--- STATED GOAL ---
Copy exactly, and only, the lines below from the first through the one containing "const angleX = [0.4, 1.2, 2.0, 2.8, 3.6];", both included; pictures are omitted.

— begin —

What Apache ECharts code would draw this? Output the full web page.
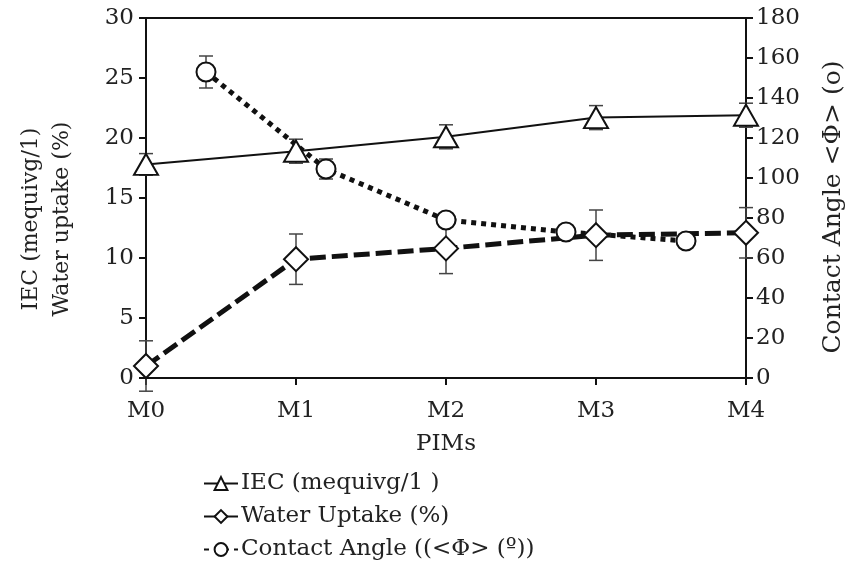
<!DOCTYPE html>
<html>
<head>
<meta charset="utf-8">
<script src="https://cdn.jsdelivr.net/npm/echarts@6/dist/echarts.min.js"></script>
<style>
  html, body { margin: 0; padding: 0; background: #fff; }
  #chart { width: 850px; height: 563px; }
</style>
</head>
<body>
<div id="chart"></div>
<script>
// x positions (0 = M0 ... 4 = M4)
const xLabels = ['M0', 'M1', 'M2', 'M3', 'M4'];
const pimX = [0, 1, 2, 3, 4];
const angleX = [0.4, 1.2, 2.0, 2.8, 3.6];

// values
const iec = [17.8, 18.9, 20.1, 21.7, 21.9];
const iecErr = [0.9, 1.0, 1.0, 1.0, 1.0];
const water = [1.0, 9.9, 10.8, 11.9, 12.1];
const waterErr = [2.1, 2.1, 2.1, 2.1, 2.1];
const angle = [153, 104.5, 79, 73, 68.5];
const angleErr = [8, 5, 2, 1.5, 1.5];

const font = 'DejaVu Serif';
const chart = echarts.init(document.getElementById('chart'));

const errorBars = (xs, ys, errs, yAxisIndex) => ({
    type: 'custom',
    yAxisIndex: yAxisIndex,
    silent: true,
    z: 1,
    data: xs.map((x, i) => [x, ys[i] - errs[i], ys[i] + errs[i]]),
    encode: { x: 0, y: [1, 2] },
    renderItem: (params, api) => {
        const lo = api.coord([api.value(0), api.value(1)]);
        const hi = api.coord([api.value(0), api.value(2)]);
        const w = 7;
        const st = { stroke: '#444', lineWidth: 1.5 };
        return {
            type: 'group',
            children: [
                { type: 'line', shape: { x1: lo[0], y1: lo[1], x2: hi[0], y2: hi[1] }, style: st },
                { type: 'line', shape: { x1: hi[0] - w, y1: hi[1], x2: hi[0] + w, y2: hi[1] }, style: st },
                { type: 'line', shape: { x1: lo[0] - w, y1: lo[1], x2: lo[0] + w, y2: lo[1] }, style: st }
            ]
        };
    }
});

const axisCommon = {
    axisLine: { show: true, lineStyle: { color: '#111', width: 2 } },
    axisTick: { show: true, inside: false, length: 7, lineStyle: { color: '#111', width: 2 } },
    axisLabel: { color: '#222', fontFamily: font, fontSize: 23 },
    splitLine: { show: false }
};

chart.setOption({
    animation: false,
    grid: { left: 146, right: 104, top: 18, bottom: 185, show: true, borderColor: '#111', borderWidth: 2 },
    legend: {
        orient: 'vertical',
        left: 203,
        top: 472,
        padding: 0,
        itemWidth: 34,
        itemHeight: 16,
        itemGap: 10,
        textStyle: { color: '#222', fontFamily: font, fontSize: 23, lineHeight: 22, padding: [0, 0, 0, -2] },
        data: ['IEC (mequivg/1 )', 'Water Uptake (%)', 'Contact Angle ((<Φ> (º))']
    },
    xAxis: {
        type: 'value',
        min: 0,
        max: 4,
        interval: 1,
        name: 'PIMs',
        nameLocation: 'middle',
        nameGap: 55,
        nameTextStyle: { color: '#222', fontFamily: font, fontSize: 23 },
        ...axisCommon,
        axisLabel: { ...axisCommon.axisLabel, margin: 22, formatter: v => xLabels[v] }
    },
    yAxis: [
        { type: 'value', min: 0, max: 30, interval: 5, ...axisCommon,
          axisLabel: { ...axisCommon.axisLabel, margin: 12 } },
        { type: 'value', min: 0, max: 180, interval: 20, position: 'right', ...axisCommon,
          axisLabel: { ...axisCommon.axisLabel, margin: 10 } }
    ],
    graphic: [
        { type: 'text', x: 47, y: 219, rotation: Math.PI / 2,
          style: { text: 'IEC (mequivg/1)\nWater uptake (%)', font: '22px "DejaVu Serif"', fill: '#222',
                   textAlign: 'center', textVerticalAlign: 'middle', lineHeight: 31 } },
        { type: 'text', x: 833, y: 207, rotation: Math.PI / 2,
          style: { text: 'Contact Angle <Φ> (o)', font: '25px "DejaVu Serif"', fill: '#222',
                   textAlign: 'center', textVerticalAlign: 'middle' } }
    ],
    series: [
        errorBars(pimX, iec, iecErr, 0),
        errorBars(pimX, water, waterErr, 0),
        errorBars(angleX, angle, angleErr, 1),
        {
            name: 'IEC (mequivg/1 )',
            type: 'line',
            yAxisIndex: 0,
            z: 3,
            data: pimX.map((x, i) => [x, iec[i]]),
            symbol: 'triangle',
            symbolSize: [24, 21],
            itemStyle: { color: '#fff', borderColor: '#111', borderWidth: 2 },
            lineStyle: { color: '#111', width: 2 }
        },
        {
            name: 'Water Uptake (%)',
            type: 'line',
            yAxisIndex: 0,
            z: 3,
            data: pimX.map((x, i) => [x, water[i]]),
            symbol: 'diamond',
            symbolSize: [24, 24],
            itemStyle: { color: '#fff', borderColor: '#111', borderWidth: 2 },
            lineStyle: { color: '#111', width: 5, type: [16, 6] }
        },
        {
            name: 'Contact Angle ((<Φ> (º))',
            type: 'line',
            yAxisIndex: 1,
            z: 3,
            data: angleX.map((x, i) => [x, angle[i]]),
            symbol: 'circle',
            symbolSize: 19,
            itemStyle: { color: '#fff', borderColor: '#111', borderWidth: 2 },
            lineStyle: { color: '#111', width: 5, type: [5, 5] }
        }
    ]
});
</script>
</body>
</html>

— end —

--- THE SOLUTION ---
What Apache ECharts code would draw this? Output the full web page.
<!DOCTYPE html>
<html>
<head>
<meta charset="utf-8">
<script src="https://cdn.jsdelivr.net/npm/echarts@6/dist/echarts.min.js"></script>
<style>
  html, body { margin: 0; padding: 0; background: #fff; }
  #chart { width: 850px; height: 563px; }
</style>
</head>
<body>
<div id="chart"></div>
<script>
// x positions (0 = M0 ... 4 = M4)
const xLabels = ['M0', 'M1', 'M2', 'M3', 'M4'];
const pimX = [0, 1, 2, 3, 4];
const angleX = [0.4, 1.2, 2.0, 2.8, 3.6];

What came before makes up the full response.